Bringing tax justice and gender issues to the fore, APMDD joined 1,800 women from 130 countries last September 2016 in responding to the theme “Feminist Futures: Building Collective Power for Rights and Justice”.
Bringing tax justice and gender issues to the fore, APMDD joined 1,800 women from 130 countries last September 2016 in responding to the theme “Feminist Futures: Building Collective Power for Rights and Justice”. The international event was the 13th International Forum of the Association for Women’s Rights in Development (AWID) held in Brazil, its flagship triennial program.

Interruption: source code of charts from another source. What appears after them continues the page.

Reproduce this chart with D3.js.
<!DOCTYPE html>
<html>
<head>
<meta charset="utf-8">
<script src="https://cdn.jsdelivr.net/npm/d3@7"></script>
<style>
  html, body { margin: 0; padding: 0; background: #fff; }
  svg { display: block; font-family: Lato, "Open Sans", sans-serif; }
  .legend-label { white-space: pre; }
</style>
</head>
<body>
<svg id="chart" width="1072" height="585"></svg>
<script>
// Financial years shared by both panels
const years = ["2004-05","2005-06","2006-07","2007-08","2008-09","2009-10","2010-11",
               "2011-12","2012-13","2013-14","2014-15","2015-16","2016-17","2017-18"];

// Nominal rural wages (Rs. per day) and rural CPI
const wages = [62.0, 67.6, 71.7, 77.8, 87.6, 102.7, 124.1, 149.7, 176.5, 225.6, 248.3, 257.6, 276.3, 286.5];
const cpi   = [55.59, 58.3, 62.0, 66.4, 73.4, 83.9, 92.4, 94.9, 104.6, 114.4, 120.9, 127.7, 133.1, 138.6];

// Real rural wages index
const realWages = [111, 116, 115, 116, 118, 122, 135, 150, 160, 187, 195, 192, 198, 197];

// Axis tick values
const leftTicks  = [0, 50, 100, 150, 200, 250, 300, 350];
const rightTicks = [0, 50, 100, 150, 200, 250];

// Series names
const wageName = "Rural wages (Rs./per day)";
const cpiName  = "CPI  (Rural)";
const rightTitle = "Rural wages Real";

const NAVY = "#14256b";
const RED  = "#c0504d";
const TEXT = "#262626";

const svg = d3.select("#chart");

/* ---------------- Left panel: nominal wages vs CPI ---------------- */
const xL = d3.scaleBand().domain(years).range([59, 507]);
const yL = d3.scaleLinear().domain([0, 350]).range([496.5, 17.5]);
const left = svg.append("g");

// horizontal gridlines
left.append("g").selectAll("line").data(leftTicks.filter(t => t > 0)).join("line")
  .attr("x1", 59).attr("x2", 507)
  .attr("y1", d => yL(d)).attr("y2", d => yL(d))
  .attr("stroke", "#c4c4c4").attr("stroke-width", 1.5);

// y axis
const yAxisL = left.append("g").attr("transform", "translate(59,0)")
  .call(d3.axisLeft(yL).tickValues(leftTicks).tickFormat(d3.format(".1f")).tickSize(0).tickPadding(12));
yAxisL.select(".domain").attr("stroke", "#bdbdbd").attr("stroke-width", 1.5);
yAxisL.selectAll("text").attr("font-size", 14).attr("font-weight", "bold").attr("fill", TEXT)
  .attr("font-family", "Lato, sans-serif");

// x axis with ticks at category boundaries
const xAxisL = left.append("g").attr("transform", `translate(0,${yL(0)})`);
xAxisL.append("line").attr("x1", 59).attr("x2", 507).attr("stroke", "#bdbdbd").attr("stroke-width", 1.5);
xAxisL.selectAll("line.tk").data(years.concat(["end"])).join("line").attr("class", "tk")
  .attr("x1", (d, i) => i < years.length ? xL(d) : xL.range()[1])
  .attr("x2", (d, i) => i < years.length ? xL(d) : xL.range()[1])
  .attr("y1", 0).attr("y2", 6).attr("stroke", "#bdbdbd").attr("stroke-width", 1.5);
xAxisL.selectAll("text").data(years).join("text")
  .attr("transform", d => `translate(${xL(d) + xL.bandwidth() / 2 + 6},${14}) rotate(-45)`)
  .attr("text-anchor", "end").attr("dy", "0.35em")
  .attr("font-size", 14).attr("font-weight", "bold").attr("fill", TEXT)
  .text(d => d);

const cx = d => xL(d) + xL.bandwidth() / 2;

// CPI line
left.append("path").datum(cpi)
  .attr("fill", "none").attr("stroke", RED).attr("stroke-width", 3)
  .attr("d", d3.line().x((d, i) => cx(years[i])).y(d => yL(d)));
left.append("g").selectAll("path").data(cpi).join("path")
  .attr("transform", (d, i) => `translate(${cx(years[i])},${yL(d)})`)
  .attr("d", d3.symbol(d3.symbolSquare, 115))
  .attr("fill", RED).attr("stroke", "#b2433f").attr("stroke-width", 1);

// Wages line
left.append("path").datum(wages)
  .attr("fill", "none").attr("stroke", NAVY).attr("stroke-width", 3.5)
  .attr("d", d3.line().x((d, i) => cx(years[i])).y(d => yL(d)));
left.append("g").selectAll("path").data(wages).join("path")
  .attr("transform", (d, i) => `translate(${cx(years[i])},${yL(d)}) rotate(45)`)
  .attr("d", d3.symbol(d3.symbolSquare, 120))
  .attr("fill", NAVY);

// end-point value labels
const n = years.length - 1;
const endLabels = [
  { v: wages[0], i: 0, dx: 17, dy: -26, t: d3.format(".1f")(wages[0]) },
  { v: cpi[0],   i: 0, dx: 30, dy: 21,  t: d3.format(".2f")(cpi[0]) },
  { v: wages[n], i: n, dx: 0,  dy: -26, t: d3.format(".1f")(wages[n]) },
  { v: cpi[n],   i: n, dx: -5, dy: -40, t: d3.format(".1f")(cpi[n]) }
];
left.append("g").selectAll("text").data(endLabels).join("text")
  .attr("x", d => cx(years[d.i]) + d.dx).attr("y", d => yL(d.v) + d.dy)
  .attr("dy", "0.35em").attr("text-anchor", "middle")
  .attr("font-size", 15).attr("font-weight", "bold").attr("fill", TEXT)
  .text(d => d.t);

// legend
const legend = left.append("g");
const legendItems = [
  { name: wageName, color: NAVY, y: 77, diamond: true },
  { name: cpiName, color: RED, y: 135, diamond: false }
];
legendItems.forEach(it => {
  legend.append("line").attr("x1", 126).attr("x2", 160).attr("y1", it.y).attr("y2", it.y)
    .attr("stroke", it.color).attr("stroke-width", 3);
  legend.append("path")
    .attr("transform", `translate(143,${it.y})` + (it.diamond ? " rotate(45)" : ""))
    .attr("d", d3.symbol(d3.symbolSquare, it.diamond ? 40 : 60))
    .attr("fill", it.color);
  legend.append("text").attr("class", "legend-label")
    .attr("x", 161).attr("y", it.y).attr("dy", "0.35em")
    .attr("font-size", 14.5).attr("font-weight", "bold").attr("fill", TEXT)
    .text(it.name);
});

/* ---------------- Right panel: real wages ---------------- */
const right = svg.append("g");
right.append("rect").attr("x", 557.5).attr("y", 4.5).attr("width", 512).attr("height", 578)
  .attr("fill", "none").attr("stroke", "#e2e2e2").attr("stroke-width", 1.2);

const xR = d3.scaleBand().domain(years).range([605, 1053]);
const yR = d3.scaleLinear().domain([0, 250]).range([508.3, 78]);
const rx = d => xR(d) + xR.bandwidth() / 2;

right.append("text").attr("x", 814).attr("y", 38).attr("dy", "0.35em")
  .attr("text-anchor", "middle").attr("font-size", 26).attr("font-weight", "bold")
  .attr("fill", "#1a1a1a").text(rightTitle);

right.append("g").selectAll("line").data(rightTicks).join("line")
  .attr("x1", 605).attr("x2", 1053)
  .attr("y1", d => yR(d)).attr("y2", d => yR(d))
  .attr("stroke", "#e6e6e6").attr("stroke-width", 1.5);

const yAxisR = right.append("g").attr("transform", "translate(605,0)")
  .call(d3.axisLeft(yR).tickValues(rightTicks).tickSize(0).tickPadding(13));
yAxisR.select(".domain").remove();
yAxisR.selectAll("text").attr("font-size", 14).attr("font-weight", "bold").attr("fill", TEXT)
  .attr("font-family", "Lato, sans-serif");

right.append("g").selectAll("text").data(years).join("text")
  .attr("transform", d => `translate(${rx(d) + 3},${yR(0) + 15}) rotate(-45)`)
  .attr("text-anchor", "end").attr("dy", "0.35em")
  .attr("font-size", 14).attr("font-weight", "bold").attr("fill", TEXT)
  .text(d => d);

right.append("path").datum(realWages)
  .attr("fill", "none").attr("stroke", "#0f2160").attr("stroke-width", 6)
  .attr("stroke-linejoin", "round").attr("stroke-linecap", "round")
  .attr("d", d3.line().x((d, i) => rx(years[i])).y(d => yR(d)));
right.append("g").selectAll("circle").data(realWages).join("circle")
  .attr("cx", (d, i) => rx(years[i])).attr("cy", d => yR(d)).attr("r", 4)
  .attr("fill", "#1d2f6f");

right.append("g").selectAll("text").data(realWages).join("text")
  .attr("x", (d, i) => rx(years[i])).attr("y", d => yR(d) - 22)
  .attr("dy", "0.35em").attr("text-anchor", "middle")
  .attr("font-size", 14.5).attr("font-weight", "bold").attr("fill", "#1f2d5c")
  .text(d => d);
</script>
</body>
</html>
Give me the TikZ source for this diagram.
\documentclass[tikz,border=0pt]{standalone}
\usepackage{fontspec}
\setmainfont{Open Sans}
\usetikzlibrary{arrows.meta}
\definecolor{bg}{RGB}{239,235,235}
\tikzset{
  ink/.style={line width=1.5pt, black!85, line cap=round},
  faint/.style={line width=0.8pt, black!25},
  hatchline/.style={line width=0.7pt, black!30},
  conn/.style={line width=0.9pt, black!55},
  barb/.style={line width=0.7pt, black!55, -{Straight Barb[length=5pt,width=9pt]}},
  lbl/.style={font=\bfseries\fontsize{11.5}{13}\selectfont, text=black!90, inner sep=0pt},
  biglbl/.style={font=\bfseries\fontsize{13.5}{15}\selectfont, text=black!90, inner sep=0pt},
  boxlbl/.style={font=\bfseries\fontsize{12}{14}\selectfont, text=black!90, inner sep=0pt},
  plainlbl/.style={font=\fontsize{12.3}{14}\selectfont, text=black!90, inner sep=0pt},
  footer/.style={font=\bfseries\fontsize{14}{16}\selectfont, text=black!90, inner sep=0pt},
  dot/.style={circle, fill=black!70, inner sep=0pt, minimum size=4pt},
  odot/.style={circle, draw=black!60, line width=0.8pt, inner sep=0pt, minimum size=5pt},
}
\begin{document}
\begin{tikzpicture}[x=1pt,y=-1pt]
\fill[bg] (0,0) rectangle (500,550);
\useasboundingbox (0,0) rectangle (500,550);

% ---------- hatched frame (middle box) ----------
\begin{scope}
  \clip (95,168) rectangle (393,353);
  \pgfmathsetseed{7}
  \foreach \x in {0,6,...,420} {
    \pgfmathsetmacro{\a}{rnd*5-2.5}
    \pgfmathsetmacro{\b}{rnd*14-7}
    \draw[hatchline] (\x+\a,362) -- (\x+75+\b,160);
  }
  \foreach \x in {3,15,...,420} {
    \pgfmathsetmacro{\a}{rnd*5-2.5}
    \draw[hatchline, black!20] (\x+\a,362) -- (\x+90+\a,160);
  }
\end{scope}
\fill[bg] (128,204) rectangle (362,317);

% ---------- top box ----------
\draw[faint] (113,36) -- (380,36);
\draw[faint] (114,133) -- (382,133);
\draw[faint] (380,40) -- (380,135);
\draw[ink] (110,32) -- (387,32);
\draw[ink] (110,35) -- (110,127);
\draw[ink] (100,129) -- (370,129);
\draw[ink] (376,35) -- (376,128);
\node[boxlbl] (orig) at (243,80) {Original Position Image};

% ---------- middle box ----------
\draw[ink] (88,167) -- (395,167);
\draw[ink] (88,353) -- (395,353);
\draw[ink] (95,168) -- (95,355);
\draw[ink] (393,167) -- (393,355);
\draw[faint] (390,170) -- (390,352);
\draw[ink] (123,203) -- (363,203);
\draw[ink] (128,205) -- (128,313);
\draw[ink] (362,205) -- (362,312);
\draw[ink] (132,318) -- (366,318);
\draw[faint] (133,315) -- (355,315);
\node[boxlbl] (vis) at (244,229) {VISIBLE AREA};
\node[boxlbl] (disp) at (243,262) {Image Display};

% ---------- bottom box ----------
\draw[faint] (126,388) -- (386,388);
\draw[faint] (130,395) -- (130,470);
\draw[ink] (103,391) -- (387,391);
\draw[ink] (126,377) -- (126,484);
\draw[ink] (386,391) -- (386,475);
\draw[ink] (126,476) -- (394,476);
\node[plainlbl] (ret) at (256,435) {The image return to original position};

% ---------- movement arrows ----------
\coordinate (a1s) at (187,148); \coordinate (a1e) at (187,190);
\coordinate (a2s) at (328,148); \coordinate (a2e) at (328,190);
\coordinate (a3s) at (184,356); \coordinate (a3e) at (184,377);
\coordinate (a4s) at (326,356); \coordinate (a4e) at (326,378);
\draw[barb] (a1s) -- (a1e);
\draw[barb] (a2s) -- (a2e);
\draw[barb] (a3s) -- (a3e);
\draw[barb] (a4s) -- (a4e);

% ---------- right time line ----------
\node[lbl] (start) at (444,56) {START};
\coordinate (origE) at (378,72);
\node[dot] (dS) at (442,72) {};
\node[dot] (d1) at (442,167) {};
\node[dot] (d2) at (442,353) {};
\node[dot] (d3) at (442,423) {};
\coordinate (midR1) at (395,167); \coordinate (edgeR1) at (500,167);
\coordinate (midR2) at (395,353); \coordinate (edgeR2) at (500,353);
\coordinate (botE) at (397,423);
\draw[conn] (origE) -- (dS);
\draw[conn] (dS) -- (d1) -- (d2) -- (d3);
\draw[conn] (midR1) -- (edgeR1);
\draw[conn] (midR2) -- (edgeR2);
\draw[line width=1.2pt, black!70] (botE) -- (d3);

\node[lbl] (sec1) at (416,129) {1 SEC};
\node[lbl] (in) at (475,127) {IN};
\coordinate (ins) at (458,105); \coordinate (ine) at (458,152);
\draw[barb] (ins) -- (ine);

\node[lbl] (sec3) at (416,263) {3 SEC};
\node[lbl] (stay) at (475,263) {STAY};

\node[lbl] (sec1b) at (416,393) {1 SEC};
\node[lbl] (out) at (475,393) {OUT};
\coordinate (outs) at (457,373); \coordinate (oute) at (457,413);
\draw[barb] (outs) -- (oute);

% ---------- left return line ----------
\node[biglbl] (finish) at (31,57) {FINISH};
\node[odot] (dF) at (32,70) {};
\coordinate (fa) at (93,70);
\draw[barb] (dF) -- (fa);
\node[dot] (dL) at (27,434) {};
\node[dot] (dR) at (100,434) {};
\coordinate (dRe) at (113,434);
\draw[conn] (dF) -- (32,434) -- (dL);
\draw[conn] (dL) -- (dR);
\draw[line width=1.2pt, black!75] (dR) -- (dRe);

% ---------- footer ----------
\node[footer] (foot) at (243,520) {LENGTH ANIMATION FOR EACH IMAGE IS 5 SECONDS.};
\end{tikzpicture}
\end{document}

The Forum enabled APMDD to pick up from the previous conference in Istanbul where its self-organized workshop on gender and tax justice was voted “most innovative” by the participants. At this gathering, APMDD took up more specific issues in a breakout session on “Tax Justice and Women’s Unpaid Care Work”. The well-attended session discussed the care labor that women disproportionately render and how they are further burdened by gender discriminatory tax laws and policies such as regressive indirect taxes. It also pointed out the need for reforming existing laws and developing taxation policy that justly credit care labor and its significant contributions to the economy and to human society as well as help shift norms and practices towards a more gender-equal sharing of care work.
Puspa Dewy (Solidaritas Perempuan Indonesia/APMDD), and Mae Buenaventura and Mary Claire Miranda from the APMDD Secretariat comprised the panel.
In another breakout session, APMDD highlighted gender and tax justice issues in mining-affected communities in the Philippines and Indonesia. This workshop on “Challenging Corporate Power, Demanding Accountability: Feminist Resistance Struggles and Strategies” was organized by the Economic Justice Programme of AWID.
The event focused on countering the corporatization of development agendas, institutions and resisting the commodification of livelihoods and the planet. On APMDD’s part, we shared the gender and tax justice issues confronted by mining-affected communities, such as the destruction of women’s livelihoods; and showed how perspectives on gender and tax justice help sharply frame women’s resistance to these big scale mining companies. The presentation was informed by the outcomes of the conference early this year held jointly with UN Women, on women in climate and mining-impacted communities in the Philippines.
APMDD joined panelists from the Global Policy Forum (GPF), International Trade Union Confederation (ITUC) and La Via Campesina (Honduras).